If local retailers are celebrating the government’s move to allow foreign direct investment (FDI) in multi-brand retail, their cyber cousins are in a not-so-good mood.
With the government excluding e-commerce sites from its notification in multi-brand retail FDI, such sites have little hopes of roping in foreign private equity players or forging ventures with their global counterparts.
Analysts tracking the e-commerce sector dubbed the notification as “regressive” and “illogical”."The policy decision is surprising," Manmohan Agarwal, CEO of Yebhi.com told HT. "We were expecting that FDI would be allowed in e-commerce sites. We are disappointed." Yebhi.com sells products such as apparel and shoes among others.
In fact, the core competitiveness of an e-commerce site is to offer quality products at cheaper rates than the brick and mortar store. Such sites hardly sell groceries and fresh foods, which are the hotly-debated issues and form the basis of opposition to retail FDI, said Agarwal.
“A lot of e-commerce players who had invested in their businesses to make money will now have to think about new funding routes,” Arvind Singhal, chairman of retail consultancy Technopak told HT.

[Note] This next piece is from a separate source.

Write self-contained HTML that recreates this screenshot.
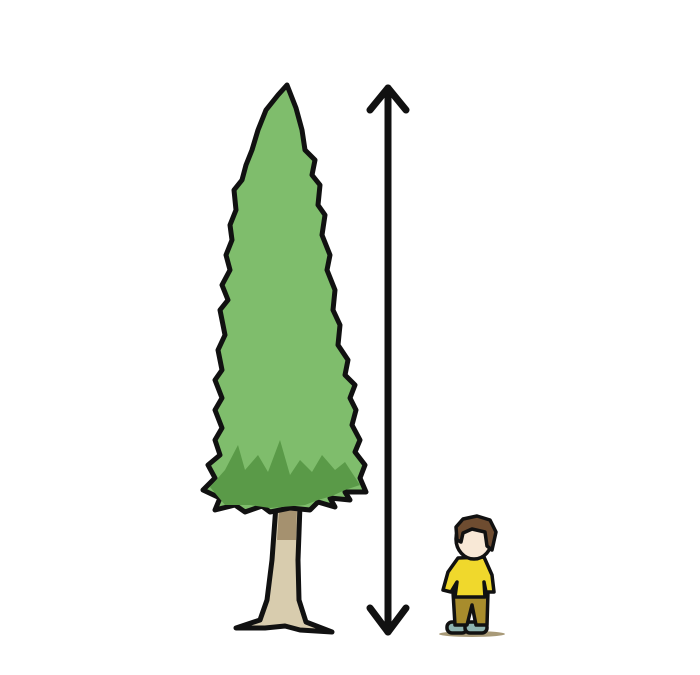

But then what happens to those e-commerce firms that have already raised money overseas? "Funds from private equity players or venture capitalists came only in the back-end cash and carry operations," explained Mohit Bahl, partner at advisory firm KPMG India. "There was no fund infusion in the front-end business."
Bahl, however, added that unlike the brick and mortar retail stores it is the front end of e-commerce sites that is capital intensive.
A founder-owner of a well known online e-commerce site said the company would need to explore alternate routes of funding. "The notification has put all our expansion and funding plans in disarray," he said on the condition of anonymity.
Industry estimates put the e-commerce industry (excluding airline travel and rail tickets) at around Rs. 7,500 crore, growing at a robust 45% year-on-year.